==== Provided data ====

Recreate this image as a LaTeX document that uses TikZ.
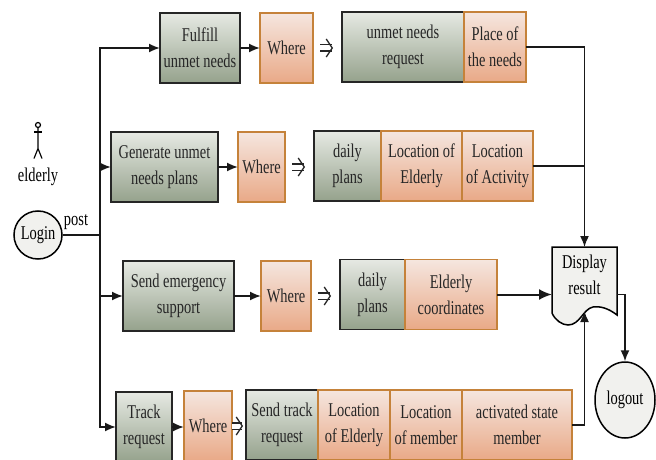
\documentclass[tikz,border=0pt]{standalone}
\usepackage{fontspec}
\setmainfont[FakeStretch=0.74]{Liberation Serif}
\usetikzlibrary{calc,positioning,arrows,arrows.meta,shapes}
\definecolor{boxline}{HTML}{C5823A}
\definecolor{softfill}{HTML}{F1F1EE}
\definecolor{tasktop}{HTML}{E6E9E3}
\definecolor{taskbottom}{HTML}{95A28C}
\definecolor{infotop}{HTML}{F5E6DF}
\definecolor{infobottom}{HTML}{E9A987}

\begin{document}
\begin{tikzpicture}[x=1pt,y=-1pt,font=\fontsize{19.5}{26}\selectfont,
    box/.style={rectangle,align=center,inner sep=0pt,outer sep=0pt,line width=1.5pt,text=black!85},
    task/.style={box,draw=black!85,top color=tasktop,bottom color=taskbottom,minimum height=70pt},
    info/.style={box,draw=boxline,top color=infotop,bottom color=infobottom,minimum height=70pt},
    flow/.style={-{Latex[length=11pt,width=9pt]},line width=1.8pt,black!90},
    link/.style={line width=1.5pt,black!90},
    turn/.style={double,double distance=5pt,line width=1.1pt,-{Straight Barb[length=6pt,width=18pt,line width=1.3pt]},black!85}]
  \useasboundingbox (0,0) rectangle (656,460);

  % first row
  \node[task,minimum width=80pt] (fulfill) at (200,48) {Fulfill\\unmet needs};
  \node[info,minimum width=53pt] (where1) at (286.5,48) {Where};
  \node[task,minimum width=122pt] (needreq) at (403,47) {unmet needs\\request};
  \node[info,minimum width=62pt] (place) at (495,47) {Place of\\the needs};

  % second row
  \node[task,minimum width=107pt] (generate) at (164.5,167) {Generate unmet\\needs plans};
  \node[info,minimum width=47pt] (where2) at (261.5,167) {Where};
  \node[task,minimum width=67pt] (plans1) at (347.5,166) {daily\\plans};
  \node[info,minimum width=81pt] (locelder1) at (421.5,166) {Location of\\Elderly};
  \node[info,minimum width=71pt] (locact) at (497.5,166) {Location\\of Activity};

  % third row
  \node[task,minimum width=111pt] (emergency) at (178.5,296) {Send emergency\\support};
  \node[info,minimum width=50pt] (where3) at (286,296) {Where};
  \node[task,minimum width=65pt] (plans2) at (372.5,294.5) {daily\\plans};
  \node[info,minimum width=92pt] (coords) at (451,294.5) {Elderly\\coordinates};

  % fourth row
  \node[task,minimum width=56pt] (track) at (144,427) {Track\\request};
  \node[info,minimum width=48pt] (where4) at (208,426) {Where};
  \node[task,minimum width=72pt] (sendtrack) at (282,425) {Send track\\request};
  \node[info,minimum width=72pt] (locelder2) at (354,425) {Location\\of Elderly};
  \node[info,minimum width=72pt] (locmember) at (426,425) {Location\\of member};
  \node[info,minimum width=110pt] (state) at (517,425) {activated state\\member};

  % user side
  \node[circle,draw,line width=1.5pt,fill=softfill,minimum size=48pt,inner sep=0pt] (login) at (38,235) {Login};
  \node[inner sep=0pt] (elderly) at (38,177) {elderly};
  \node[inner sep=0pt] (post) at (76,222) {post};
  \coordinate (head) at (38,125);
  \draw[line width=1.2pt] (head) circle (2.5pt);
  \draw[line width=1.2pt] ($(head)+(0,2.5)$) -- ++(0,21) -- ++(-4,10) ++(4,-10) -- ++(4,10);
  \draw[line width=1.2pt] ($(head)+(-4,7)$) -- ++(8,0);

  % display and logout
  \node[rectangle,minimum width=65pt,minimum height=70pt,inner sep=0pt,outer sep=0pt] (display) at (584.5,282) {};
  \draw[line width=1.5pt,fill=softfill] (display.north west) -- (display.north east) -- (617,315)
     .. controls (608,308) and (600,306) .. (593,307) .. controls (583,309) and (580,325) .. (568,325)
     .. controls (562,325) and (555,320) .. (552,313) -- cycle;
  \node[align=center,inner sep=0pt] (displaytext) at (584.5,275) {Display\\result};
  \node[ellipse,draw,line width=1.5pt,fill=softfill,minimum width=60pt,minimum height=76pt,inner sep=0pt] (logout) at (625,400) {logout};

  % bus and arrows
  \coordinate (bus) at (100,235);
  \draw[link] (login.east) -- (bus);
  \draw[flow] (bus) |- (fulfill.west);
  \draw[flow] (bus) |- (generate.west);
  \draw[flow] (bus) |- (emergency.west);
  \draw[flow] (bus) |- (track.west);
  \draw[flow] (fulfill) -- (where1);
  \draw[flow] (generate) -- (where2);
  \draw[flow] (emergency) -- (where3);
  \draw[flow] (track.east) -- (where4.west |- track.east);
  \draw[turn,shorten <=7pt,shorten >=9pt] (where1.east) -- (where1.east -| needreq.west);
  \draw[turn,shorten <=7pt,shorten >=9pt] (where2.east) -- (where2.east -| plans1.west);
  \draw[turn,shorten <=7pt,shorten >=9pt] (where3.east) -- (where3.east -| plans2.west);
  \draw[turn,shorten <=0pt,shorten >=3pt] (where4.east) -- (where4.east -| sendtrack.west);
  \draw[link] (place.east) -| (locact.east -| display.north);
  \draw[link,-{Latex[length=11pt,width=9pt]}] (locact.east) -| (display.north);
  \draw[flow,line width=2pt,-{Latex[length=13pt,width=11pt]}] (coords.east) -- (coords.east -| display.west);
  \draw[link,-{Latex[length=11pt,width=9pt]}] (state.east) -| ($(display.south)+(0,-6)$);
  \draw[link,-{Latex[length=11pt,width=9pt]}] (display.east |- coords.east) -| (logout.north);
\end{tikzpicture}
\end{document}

====

(Your task): From the first line of the listing above, repeat every line through the one holding "width=71pt] (locact) at". Both ends count, and pictures stay out.

(Response to this task):
Recreate this image as a LaTeX document that uses TikZ.
\documentclass[tikz,border=0pt]{standalone}
\usepackage{fontspec}
\setmainfont[FakeStretch=0.74]{Liberation Serif}
\usetikzlibrary{calc,positioning,arrows,arrows.meta,shapes}
\definecolor{boxline}{HTML}{C5823A}
\definecolor{softfill}{HTML}{F1F1EE}
\definecolor{tasktop}{HTML}{E6E9E3}
\definecolor{taskbottom}{HTML}{95A28C}
\definecolor{infotop}{HTML}{F5E6DF}
\definecolor{infobottom}{HTML}{E9A987}

\begin{document}
\begin{tikzpicture}[x=1pt,y=-1pt,font=\fontsize{19.5}{26}\selectfont,
    box/.style={rectangle,align=center,inner sep=0pt,outer sep=0pt,line width=1.5pt,text=black!85},
    task/.style={box,draw=black!85,top color=tasktop,bottom color=taskbottom,minimum height=70pt},
    info/.style={box,draw=boxline,top color=infotop,bottom color=infobottom,minimum height=70pt},
    flow/.style={-{Latex[length=11pt,width=9pt]},line width=1.8pt,black!90},
    link/.style={line width=1.5pt,black!90},
    turn/.style={double,double distance=5pt,line width=1.1pt,-{Straight Barb[length=6pt,width=18pt,line width=1.3pt]},black!85}]
  \useasboundingbox (0,0) rectangle (656,460);

  % first row
  \node[task,minimum width=80pt] (fulfill) at (200,48) {Fulfill\\unmet needs};
  \node[info,minimum width=53pt] (where1) at (286.5,48) {Where};
  \node[task,minimum width=122pt] (needreq) at (403,47) {unmet needs\\request};
  \node[info,minimum width=62pt] (place) at (495,47) {Place of\\the needs};

  % second row
  \node[task,minimum width=107pt] (generate) at (164.5,167) {Generate unmet\\needs plans};
  \node[info,minimum width=47pt] (where2) at (261.5,167) {Where};
  \node[task,minimum width=67pt] (plans1) at (347.5,166) {daily\\plans};
  \node[info,minimum width=81pt] (locelder1) at (421.5,166) {Location of\\Elderly};
  \node[info,minimum width=71pt] (locact) at (497.5,166) {Location\\of Activity};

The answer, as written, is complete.